begin PROVIDED MATERIAL

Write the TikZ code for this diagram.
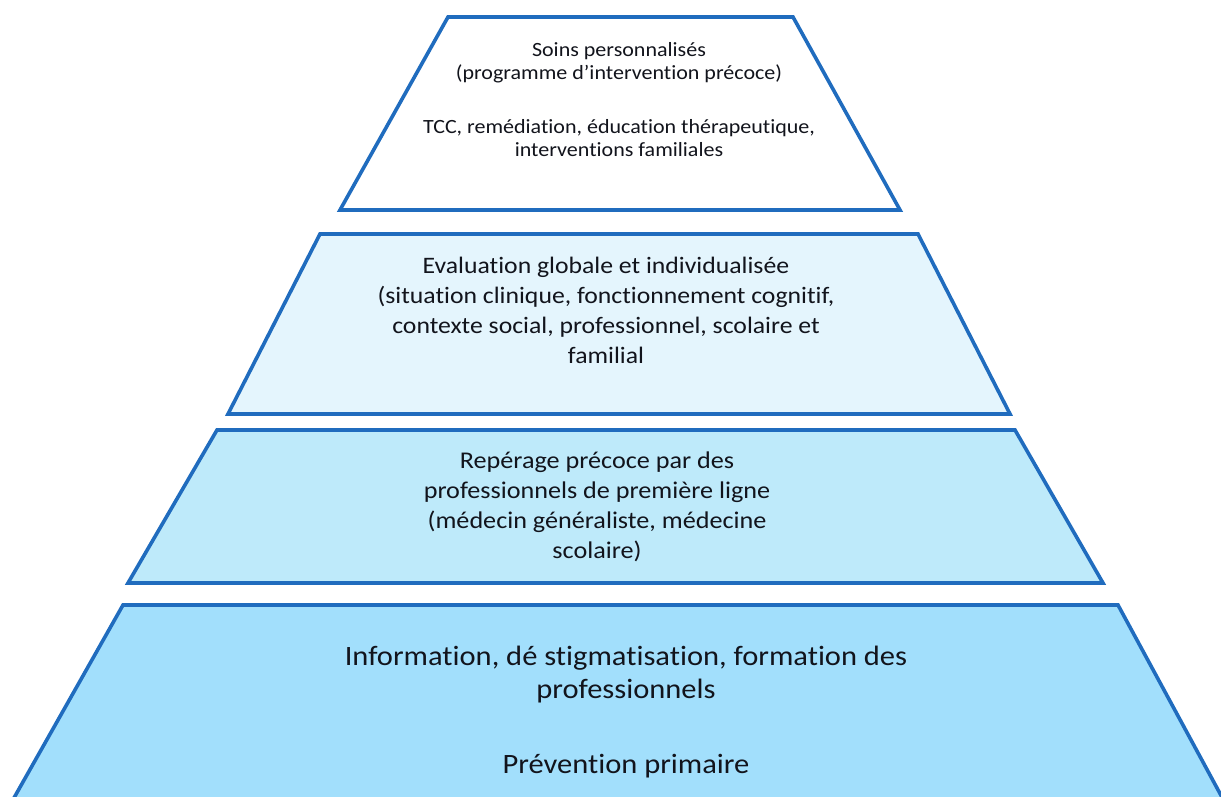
\documentclass[tikz,border=0pt]{standalone}
\usepackage{fontspec}
\setmainfont{Carlito}[Ligatures=NoCommon]
\definecolor{edge}{RGB}{32,108,190}
\definecolor{fillB}{RGB}{228,245,253}
\definecolor{fillC}{RGB}{190,234,250}
\definecolor{fillD}{RGB}{162,223,252}
\definecolor{ink}{RGB}{18,20,28}
\newcommand{\wtext}[1]{\scalebox{1.09}[1]{\begin{tabular}{@{}c@{}}#1\end{tabular}}}
\tikzset{
  tier/.style={draw=edge, line width=3.6pt, line join=miter},
  lbl/.style={align=center, text=ink, inner sep=0pt},
}
\begin{document}
\begin{tikzpicture}[x=1pt,y=-1pt]
\useasboundingbox (0,0) rectangle (1221,796);
\clip (0,0) rectangle (1221,796);
% tier 1
\coordinate (a1) at (448,17); \coordinate (a2) at (793,17);
\coordinate (a3) at (900,210); \coordinate (a4) at (340,210);
\draw[tier, fill=white] (a1) -- (a2) -- (a3) -- (a4) -- cycle;
% tier 2
\coordinate (b1) at (320,234); \coordinate (b2) at (918,234);
\coordinate (b3) at (1010,414); \coordinate (b4) at (228,414);
\draw[tier, fill=fillB] (b1) -- (b2) -- (b3) -- (b4) -- cycle;
% tier 3
\coordinate (c1) at (217,430); \coordinate (c2) at (1015,430);
\coordinate (c3) at (1103,583); \coordinate (c4) at (128,583);
\draw[tier, fill=fillC] (c1) -- (c2) -- (c3) -- (c4) -- cycle;
% tier 4
\coordinate (d1) at (123,605); \coordinate (d2) at (1118,605);
\coordinate (d3) at (1230,812); \coordinate (d4) at (6,812);
\draw[tier, fill=fillD] (d1) -- (d2) -- (d3) -- (d4) -- cycle;

\node[lbl, font=\fontsize{20.2}{23}\selectfont] (t1a) at (619,63) {\wtext{Soins personnalisés\\(programme d’intervention précoce)}};
\node[lbl, font=\fontsize{20.2}{23}\selectfont] (t1b) at (619,140) {\wtext{TCC, remédiation, éducation thérapeutique,\\interventions familiales}};
\node[lbl, font=\fontsize{23.6}{30}\selectfont] (t2) at (606,312) {\wtext{Evaluation globale et individualisée\\(situation clinique, fonctionnement cognitif,\\contexte social, professionnel, scolaire et\\familial}};
\node[lbl, font=\fontsize{24}{30}\selectfont] (t3) at (597,507) {\wtext{Repérage précoce par des\\professionnels de première ligne\\(médecin généraliste, médecine\\scolaire)}};
\node[lbl, font=\fontsize{28}{33}\selectfont] (t4a) at (626,675) {\wtext{Information, dé stigmatisation, formation des\\professionnels}};
\node[lbl, font=\fontsize{28}{33}\selectfont] (t4b) at (626,767) {\wtext{Prévention primaire}};
\end{tikzpicture}
\end{document}
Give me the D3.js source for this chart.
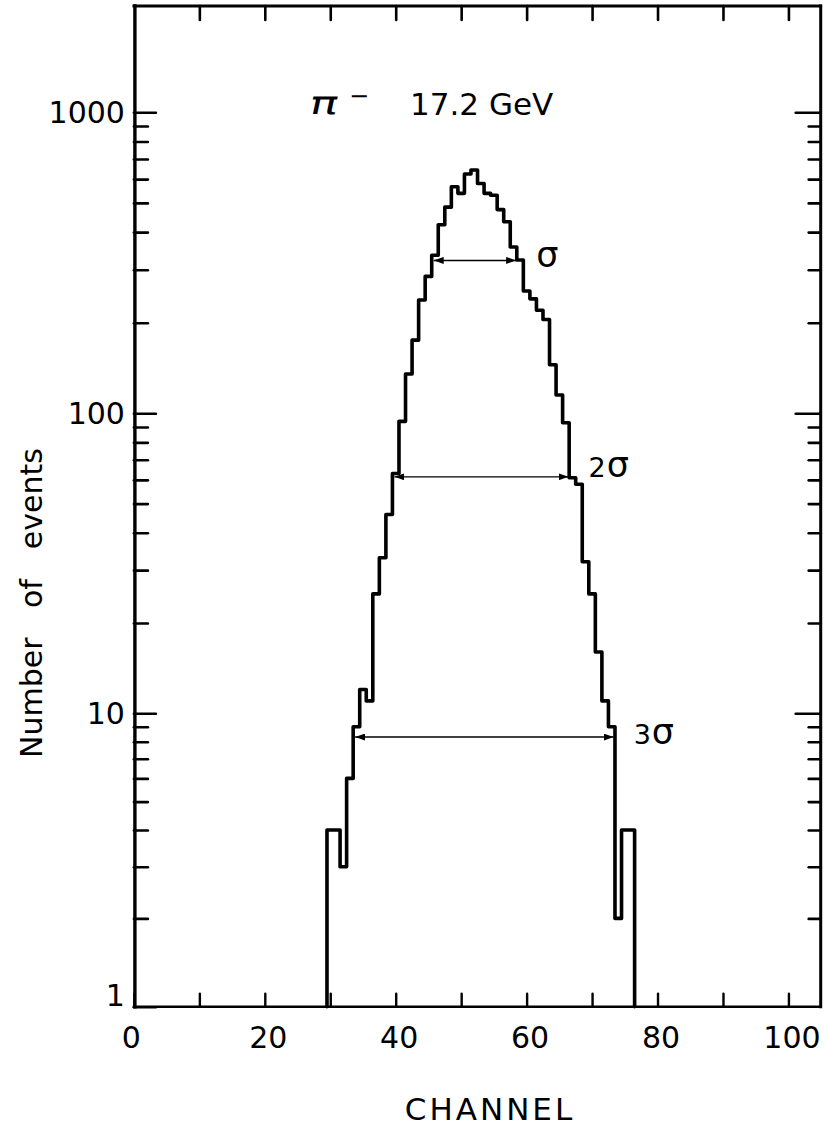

end PROVIDED MATERIAL

§ WHAT IS ASKED
Transcribe each entry precisely as given, leaving the pictures out.

§ SOLUTION FOR THIS PROBLEM
Write the TikZ code for this diagram.
\documentclass[tikz,border=0pt]{standalone}
\usepackage{fontspec}
\setmainfont{Carlito}[Ligatures=NoCommon]
\definecolor{edge}{RGB}{32,108,190}
\definecolor{fillB}{RGB}{228,245,253}
\definecolor{fillC}{RGB}{190,234,250}
\definecolor{fillD}{RGB}{162,223,252}
\definecolor{ink}{RGB}{18,20,28}
\newcommand{\wtext}[1]{\scalebox{1.09}[1]{\begin{tabular}{@{}c@{}}#1\end{tabular}}}
\tikzset{
  tier/.style={draw=edge, line width=3.6pt, line join=miter},
  lbl/.style={align=center, text=ink, inner sep=0pt},
}
\begin{document}
\begin{tikzpicture}[x=1pt,y=-1pt]
\useasboundingbox (0,0) rectangle (1221,796);
\clip (0,0) rectangle (1221,796);
% tier 1
\coordinate (a1) at (448,17); \coordinate (a2) at (793,17);
\coordinate (a3) at (900,210); \coordinate (a4) at (340,210);
\draw[tier, fill=white] (a1) -- (a2) -- (a3) -- (a4) -- cycle;
% tier 2
\coordinate (b1) at (320,234); \coordinate (b2) at (918,234);
\coordinate (b3) at (1010,414); \coordinate (b4) at (228,414);
\draw[tier, fill=fillB] (b1) -- (b2) -- (b3) -- (b4) -- cycle;
% tier 3
\coordinate (c1) at (217,430); \coordinate (c2) at (1015,430);
\coordinate (c3) at (1103,583); \coordinate (c4) at (128,583);
\draw[tier, fill=fillC] (c1) -- (c2) -- (c3) -- (c4) -- cycle;
% tier 4
\coordinate (d1) at (123,605); \coordinate (d2) at (1118,605);
\coordinate (d3) at (1230,812); \coordinate (d4) at (6,812);
\draw[tier, fill=fillD] (d1) -- (d2) -- (d3) -- (d4) -- cycle;

\node[lbl, font=\fontsize{20.2}{23}\selectfont] (t1a) at (619,63) {\wtext{Soins personnalisés\\(programme d’intervention précoce)}};
\node[lbl, font=\fontsize{20.2}{23}\selectfont] (t1b) at (619,140) {\wtext{TCC, remédiation, éducation thérapeutique,\\interventions familiales}};
\node[lbl, font=\fontsize{23.6}{30}\selectfont] (t2) at (606,312) {\wtext{Evaluation globale et individualisée\\(situation clinique, fonctionnement cognitif,\\contexte social, professionnel, scolaire et\\familial}};
\node[lbl, font=\fontsize{24}{30}\selectfont] (t3) at (597,507) {\wtext{Repérage précoce par des\\professionnels de première ligne\\(médecin généraliste, médecine\\scolaire)}};
\node[lbl, font=\fontsize{28}{33}\selectfont] (t4a) at (626,675) {\wtext{Information, dé stigmatisation, formation des\\professionnels}};
\node[lbl, font=\fontsize{28}{33}\selectfont] (t4b) at (626,767) {\wtext{Prévention primaire}};
\end{tikzpicture}
\end{document}
Give me the D3.js source for this chart.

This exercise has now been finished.